-- EXERCISE --
Please retype the data in full and exactly; the pictures are not part of the copy.

-.-.-

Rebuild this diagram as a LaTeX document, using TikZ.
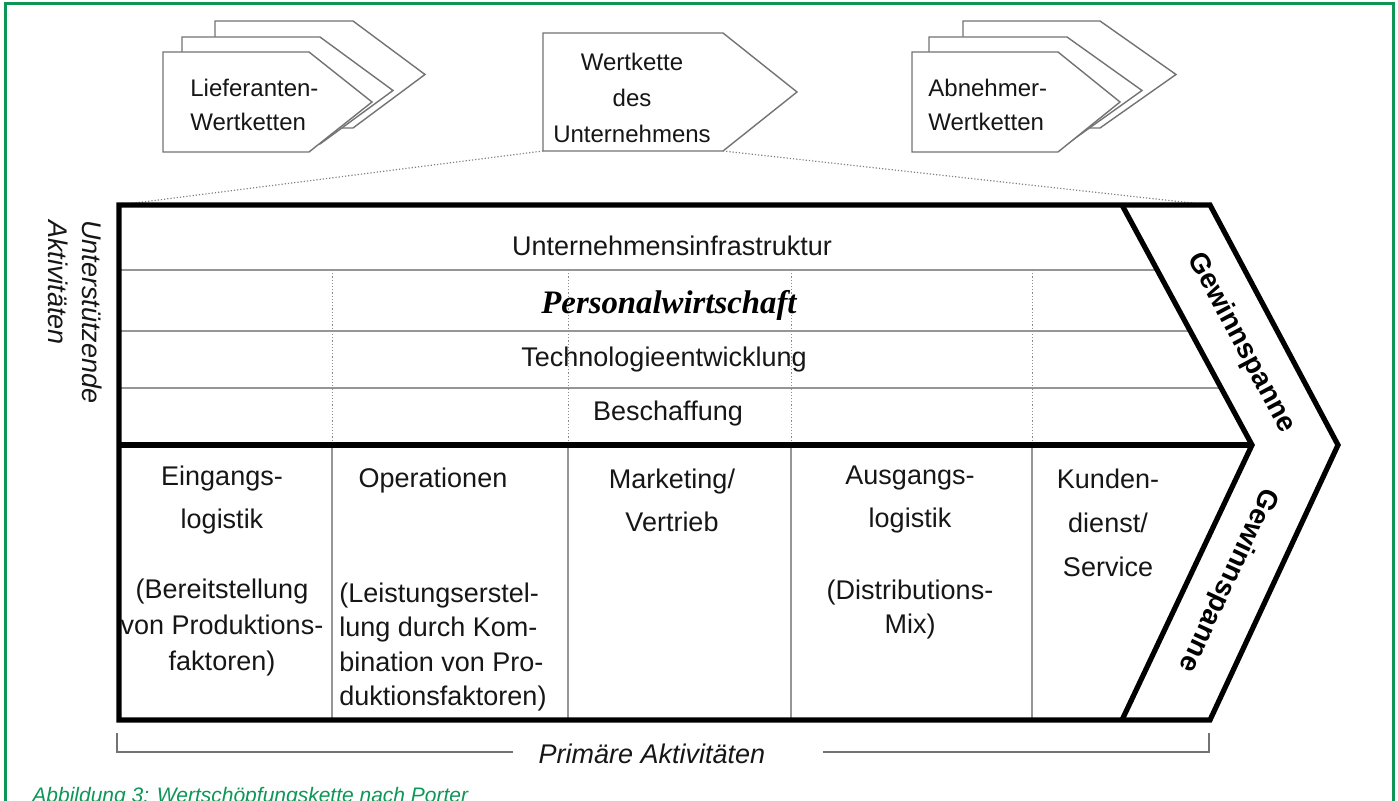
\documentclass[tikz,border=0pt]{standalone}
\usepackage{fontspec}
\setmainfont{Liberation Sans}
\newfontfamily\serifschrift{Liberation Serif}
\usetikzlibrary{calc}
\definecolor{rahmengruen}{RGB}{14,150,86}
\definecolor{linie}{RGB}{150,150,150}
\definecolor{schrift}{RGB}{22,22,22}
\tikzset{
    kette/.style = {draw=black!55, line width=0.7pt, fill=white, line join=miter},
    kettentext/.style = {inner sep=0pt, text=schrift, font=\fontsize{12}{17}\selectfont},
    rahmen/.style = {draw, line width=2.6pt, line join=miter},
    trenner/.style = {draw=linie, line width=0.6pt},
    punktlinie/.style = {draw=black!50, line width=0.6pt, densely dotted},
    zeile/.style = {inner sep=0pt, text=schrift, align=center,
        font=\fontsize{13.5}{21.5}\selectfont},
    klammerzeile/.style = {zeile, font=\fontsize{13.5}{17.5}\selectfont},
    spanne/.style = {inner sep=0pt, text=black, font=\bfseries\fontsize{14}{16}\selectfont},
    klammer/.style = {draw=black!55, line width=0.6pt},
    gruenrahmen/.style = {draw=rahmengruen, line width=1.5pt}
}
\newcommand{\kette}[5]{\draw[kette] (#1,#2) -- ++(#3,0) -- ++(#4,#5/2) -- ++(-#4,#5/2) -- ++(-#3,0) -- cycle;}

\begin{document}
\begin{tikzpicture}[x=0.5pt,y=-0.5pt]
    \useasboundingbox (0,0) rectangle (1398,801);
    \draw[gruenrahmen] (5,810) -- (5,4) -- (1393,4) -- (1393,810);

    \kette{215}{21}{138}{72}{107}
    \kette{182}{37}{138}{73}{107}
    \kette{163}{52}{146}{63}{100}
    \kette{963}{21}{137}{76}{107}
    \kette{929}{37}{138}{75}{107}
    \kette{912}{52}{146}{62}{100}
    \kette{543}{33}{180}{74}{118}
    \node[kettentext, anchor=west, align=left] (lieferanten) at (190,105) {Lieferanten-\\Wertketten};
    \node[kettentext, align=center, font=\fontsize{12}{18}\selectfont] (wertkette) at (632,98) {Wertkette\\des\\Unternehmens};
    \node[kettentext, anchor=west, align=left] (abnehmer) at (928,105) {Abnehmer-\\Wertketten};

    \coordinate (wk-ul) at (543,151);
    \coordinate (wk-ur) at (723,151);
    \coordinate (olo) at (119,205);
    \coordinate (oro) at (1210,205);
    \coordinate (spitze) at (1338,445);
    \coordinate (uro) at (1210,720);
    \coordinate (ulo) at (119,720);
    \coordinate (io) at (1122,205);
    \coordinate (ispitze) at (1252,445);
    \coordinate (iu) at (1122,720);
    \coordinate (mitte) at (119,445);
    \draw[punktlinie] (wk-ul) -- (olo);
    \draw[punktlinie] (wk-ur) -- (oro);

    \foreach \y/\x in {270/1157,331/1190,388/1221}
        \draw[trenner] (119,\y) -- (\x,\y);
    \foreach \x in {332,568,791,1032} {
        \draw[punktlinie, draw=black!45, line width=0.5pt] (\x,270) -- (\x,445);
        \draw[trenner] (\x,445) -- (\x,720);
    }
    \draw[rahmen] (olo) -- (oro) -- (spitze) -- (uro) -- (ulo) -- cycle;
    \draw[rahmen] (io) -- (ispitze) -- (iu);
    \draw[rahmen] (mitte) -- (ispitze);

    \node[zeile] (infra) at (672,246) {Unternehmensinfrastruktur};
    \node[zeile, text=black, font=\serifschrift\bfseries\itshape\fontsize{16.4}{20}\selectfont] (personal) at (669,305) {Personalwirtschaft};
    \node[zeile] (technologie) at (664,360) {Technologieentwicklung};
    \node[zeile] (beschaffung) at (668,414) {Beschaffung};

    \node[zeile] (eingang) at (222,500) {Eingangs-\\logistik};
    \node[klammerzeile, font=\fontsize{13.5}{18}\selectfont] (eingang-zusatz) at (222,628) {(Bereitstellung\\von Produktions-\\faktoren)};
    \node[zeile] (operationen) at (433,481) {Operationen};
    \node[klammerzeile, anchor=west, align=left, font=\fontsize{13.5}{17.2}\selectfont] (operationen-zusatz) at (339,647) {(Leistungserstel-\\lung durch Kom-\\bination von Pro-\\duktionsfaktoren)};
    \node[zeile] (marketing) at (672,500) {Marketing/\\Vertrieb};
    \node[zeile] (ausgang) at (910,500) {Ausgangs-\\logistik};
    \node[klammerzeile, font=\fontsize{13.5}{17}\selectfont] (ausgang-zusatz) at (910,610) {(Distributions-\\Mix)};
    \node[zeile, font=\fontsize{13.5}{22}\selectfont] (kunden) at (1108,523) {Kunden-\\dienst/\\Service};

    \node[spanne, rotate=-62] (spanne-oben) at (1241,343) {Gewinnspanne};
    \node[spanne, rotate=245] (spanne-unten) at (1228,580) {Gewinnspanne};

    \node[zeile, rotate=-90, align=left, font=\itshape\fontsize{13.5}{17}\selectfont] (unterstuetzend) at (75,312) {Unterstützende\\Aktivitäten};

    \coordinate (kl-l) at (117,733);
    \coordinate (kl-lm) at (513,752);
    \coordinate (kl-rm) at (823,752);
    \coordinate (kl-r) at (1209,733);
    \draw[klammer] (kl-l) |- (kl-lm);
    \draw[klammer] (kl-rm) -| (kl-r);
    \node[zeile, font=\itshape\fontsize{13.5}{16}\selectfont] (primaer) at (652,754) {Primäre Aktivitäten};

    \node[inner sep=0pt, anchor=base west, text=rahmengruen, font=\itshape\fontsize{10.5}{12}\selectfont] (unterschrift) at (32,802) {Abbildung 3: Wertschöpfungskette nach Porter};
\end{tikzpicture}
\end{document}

-.-.-

-- SOLUTION --
Rebuild this diagram as a LaTeX document, using TikZ.
\documentclass[tikz,border=0pt]{standalone}
\usepackage{fontspec}
\setmainfont{Liberation Sans}
\newfontfamily\serifschrift{Liberation Serif}
\usetikzlibrary{calc}
\definecolor{rahmengruen}{RGB}{14,150,86}
\definecolor{linie}{RGB}{150,150,150}
\definecolor{schrift}{RGB}{22,22,22}
\tikzset{
    kette/.style = {draw=black!55, line width=0.7pt, fill=white, line join=miter},
    kettentext/.style = {inner sep=0pt, text=schrift, font=\fontsize{12}{17}\selectfont},
    rahmen/.style = {draw, line width=2.6pt, line join=miter},
    trenner/.style = {draw=linie, line width=0.6pt},
    punktlinie/.style = {draw=black!50, line width=0.6pt, densely dotted},
    zeile/.style = {inner sep=0pt, text=schrift, align=center,
        font=\fontsize{13.5}{21.5}\selectfont},
    klammerzeile/.style = {zeile, font=\fontsize{13.5}{17.5}\selectfont},
    spanne/.style = {inner sep=0pt, text=black, font=\bfseries\fontsize{14}{16}\selectfont},
    klammer/.style = {draw=black!55, line width=0.6pt},
    gruenrahmen/.style = {draw=rahmengruen, line width=1.5pt}
}
\newcommand{\kette}[5]{\draw[kette] (#1,#2) -- ++(#3,0) -- ++(#4,#5/2) -- ++(-#4,#5/2) -- ++(-#3,0) -- cycle;}

\begin{document}
\begin{tikzpicture}[x=0.5pt,y=-0.5pt]
    \useasboundingbox (0,0) rectangle (1398,801);
    \draw[gruenrahmen] (5,810) -- (5,4) -- (1393,4) -- (1393,810);

    \kette{215}{21}{138}{72}{107}
    \kette{182}{37}{138}{73}{107}
    \kette{163}{52}{146}{63}{100}
    \kette{963}{21}{137}{76}{107}
    \kette{929}{37}{138}{75}{107}
    \kette{912}{52}{146}{62}{100}
    \kette{543}{33}{180}{74}{118}
    \node[kettentext, anchor=west, align=left] (lieferanten) at (190,105) {Lieferanten-\\Wertketten};
    \node[kettentext, align=center, font=\fontsize{12}{18}\selectfont] (wertkette) at (632,98) {Wertkette\\des\\Unternehmens};
    \node[kettentext, anchor=west, align=left] (abnehmer) at (928,105) {Abnehmer-\\Wertketten};

    \coordinate (wk-ul) at (543,151);
    \coordinate (wk-ur) at (723,151);
    \coordinate (olo) at (119,205);
    \coordinate (oro) at (1210,205);
    \coordinate (spitze) at (1338,445);
    \coordinate (uro) at (1210,720);
    \coordinate (ulo) at (119,720);
    \coordinate (io) at (1122,205);
    \coordinate (ispitze) at (1252,445);
    \coordinate (iu) at (1122,720);
    \coordinate (mitte) at (119,445);
    \draw[punktlinie] (wk-ul) -- (olo);
    \draw[punktlinie] (wk-ur) -- (oro);

    \foreach \y/\x in {270/1157,331/1190,388/1221}
        \draw[trenner] (119,\y) -- (\x,\y);
    \foreach \x in {332,568,791,1032} {
        \draw[punktlinie, draw=black!45, line width=0.5pt] (\x,270) -- (\x,445);
        \draw[trenner] (\x,445) -- (\x,720);
    }
    \draw[rahmen] (olo) -- (oro) -- (spitze) -- (uro) -- (ulo) -- cycle;
    \draw[rahmen] (io) -- (ispitze) -- (iu);
    \draw[rahmen] (mitte) -- (ispitze);

    \node[zeile] (infra) at (672,246) {Unternehmensinfrastruktur};
    \node[zeile, text=black, font=\serifschrift\bfseries\itshape\fontsize{16.4}{20}\selectfont] (personal) at (669,305) {Personalwirtschaft};
    \node[zeile] (technologie) at (664,360) {Technologieentwicklung};
    \node[zeile] (beschaffung) at (668,414) {Beschaffung};

    \node[zeile] (eingang) at (222,500) {Eingangs-\\logistik};
    \node[klammerzeile, font=\fontsize{13.5}{18}\selectfont] (eingang-zusatz) at (222,628) {(Bereitstellung\\von Produktions-\\faktoren)};
    \node[zeile] (operationen) at (433,481) {Operationen};
    \node[klammerzeile, anchor=west, align=left, font=\fontsize{13.5}{17.2}\selectfont] (operationen-zusatz) at (339,647) {(Leistungserstel-\\lung durch Kom-\\bination von Pro-\\duktionsfaktoren)};
    \node[zeile] (marketing) at (672,500) {Marketing/\\Vertrieb};
    \node[zeile] (ausgang) at (910,500) {Ausgangs-\\logistik};
    \node[klammerzeile, font=\fontsize{13.5}{17}\selectfont] (ausgang-zusatz) at (910,610) {(Distributions-\\Mix)};
    \node[zeile, font=\fontsize{13.5}{22}\selectfont] (kunden) at (1108,523) {Kunden-\\dienst/\\Service};

    \node[spanne, rotate=-62] (spanne-oben) at (1241,343) {Gewinnspanne};
    \node[spanne, rotate=245] (spanne-unten) at (1228,580) {Gewinnspanne};

    \node[zeile, rotate=-90, align=left, font=\itshape\fontsize{13.5}{17}\selectfont] (unterstuetzend) at (75,312) {Unterstützende\\Aktivitäten};

    \coordinate (kl-l) at (117,733);
    \coordinate (kl-lm) at (513,752);
    \coordinate (kl-rm) at (823,752);
    \coordinate (kl-r) at (1209,733);
    \draw[klammer] (kl-l) |- (kl-lm);
    \draw[klammer] (kl-rm) -| (kl-r);
    \node[zeile, font=\itshape\fontsize{13.5}{16}\selectfont] (primaer) at (652,754) {Primäre Aktivitäten};

    \node[inner sep=0pt, anchor=base west, text=rahmengruen, font=\itshape\fontsize{10.5}{12}\selectfont] (unterschrift) at (32,802) {Abbildung 3: Wertschöpfungskette nach Porter};
\end{tikzpicture}
\end{document}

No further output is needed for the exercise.